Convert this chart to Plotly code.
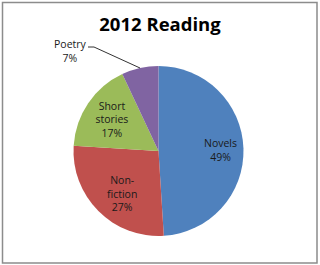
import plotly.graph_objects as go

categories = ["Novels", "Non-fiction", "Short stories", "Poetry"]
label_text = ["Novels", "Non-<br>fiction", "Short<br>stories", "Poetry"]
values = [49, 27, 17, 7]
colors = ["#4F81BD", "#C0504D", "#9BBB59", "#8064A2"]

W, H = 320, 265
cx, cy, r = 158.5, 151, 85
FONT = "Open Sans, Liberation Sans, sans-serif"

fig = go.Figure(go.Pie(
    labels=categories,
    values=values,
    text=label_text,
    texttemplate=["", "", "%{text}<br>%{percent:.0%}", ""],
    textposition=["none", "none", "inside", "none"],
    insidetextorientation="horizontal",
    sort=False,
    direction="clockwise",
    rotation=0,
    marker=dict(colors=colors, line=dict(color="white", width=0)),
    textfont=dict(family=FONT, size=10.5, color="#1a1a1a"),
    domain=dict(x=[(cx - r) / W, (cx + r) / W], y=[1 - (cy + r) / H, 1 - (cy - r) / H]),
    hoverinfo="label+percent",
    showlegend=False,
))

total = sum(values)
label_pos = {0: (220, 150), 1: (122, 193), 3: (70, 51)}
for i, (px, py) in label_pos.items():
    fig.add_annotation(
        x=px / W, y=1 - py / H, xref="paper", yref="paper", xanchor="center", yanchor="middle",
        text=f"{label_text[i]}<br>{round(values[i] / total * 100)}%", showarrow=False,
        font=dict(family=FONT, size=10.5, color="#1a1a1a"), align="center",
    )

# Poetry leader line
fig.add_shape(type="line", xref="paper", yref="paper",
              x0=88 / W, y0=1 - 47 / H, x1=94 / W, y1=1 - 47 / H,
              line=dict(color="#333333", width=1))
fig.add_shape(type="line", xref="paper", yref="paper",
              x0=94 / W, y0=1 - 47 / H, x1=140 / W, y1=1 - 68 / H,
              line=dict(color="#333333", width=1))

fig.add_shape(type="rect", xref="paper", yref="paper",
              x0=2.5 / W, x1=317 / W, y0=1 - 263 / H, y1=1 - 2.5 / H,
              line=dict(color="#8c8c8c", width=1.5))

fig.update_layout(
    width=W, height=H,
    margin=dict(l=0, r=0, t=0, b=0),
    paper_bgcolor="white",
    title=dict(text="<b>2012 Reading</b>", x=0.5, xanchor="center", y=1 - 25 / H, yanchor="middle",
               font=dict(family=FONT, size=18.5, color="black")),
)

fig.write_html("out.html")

+===+

▶ [EXERCISE DETAILS] Return each line exactly as written. Any picture gets left out.

▶ [RESPONSE BELOW]
Convert this chart to Plotly code.
import plotly.graph_objects as go

categories = ["Novels", "Non-fiction", "Short stories", "Poetry"]
label_text = ["Novels", "Non-<br>fiction", "Short<br>stories", "Poetry"]
values = [49, 27, 17, 7]
colors = ["#4F81BD", "#C0504D", "#9BBB59", "#8064A2"]

W, H = 320, 265
cx, cy, r = 158.5, 151, 85
FONT = "Open Sans, Liberation Sans, sans-serif"

fig = go.Figure(go.Pie(
    labels=categories,
    values=values,
    text=label_text,
    texttemplate=["", "", "%{text}<br>%{percent:.0%}", ""],
    textposition=["none", "none", "inside", "none"],
    insidetextorientation="horizontal",
    sort=False,
    direction="clockwise",
    rotation=0,
    marker=dict(colors=colors, line=dict(color="white", width=0)),
    textfont=dict(family=FONT, size=10.5, color="#1a1a1a"),
    domain=dict(x=[(cx - r) / W, (cx + r) / W], y=[1 - (cy + r) / H, 1 - (cy - r) / H]),
    hoverinfo="label+percent",
    showlegend=False,
))

total = sum(values)
label_pos = {0: (220, 150), 1: (122, 193), 3: (70, 51)}
for i, (px, py) in label_pos.items():
    fig.add_annotation(
        x=px / W, y=1 - py / H, xref="paper", yref="paper", xanchor="center", yanchor="middle",
        text=f"{label_text[i]}<br>{round(values[i] / total * 100)}%", showarrow=False,
        font=dict(family=FONT, size=10.5, color="#1a1a1a"), align="center",
    )

# Poetry leader line
fig.add_shape(type="line", xref="paper", yref="paper",
              x0=88 / W, y0=1 - 47 / H, x1=94 / W, y1=1 - 47 / H,
              line=dict(color="#333333", width=1))
fig.add_shape(type="line", xref="paper", yref="paper",
              x0=94 / W, y0=1 - 47 / H, x1=140 / W, y1=1 - 68 / H,
              line=dict(color="#333333", width=1))

fig.add_shape(type="rect", xref="paper", yref="paper",
              x0=2.5 / W, x1=317 / W, y0=1 - 263 / H, y1=1 - 2.5 / H,
              line=dict(color="#8c8c8c", width=1.5))

fig.update_layout(
    width=W, height=H,
    margin=dict(l=0, r=0, t=0, b=0),
    paper_bgcolor="white",
    title=dict(text="<b>2012 Reading</b>", x=0.5, xanchor="center", y=1 - 25 / H, yanchor="middle",
               font=dict(family=FONT, size=18.5, color="black")),
)

fig.write_html("out.html")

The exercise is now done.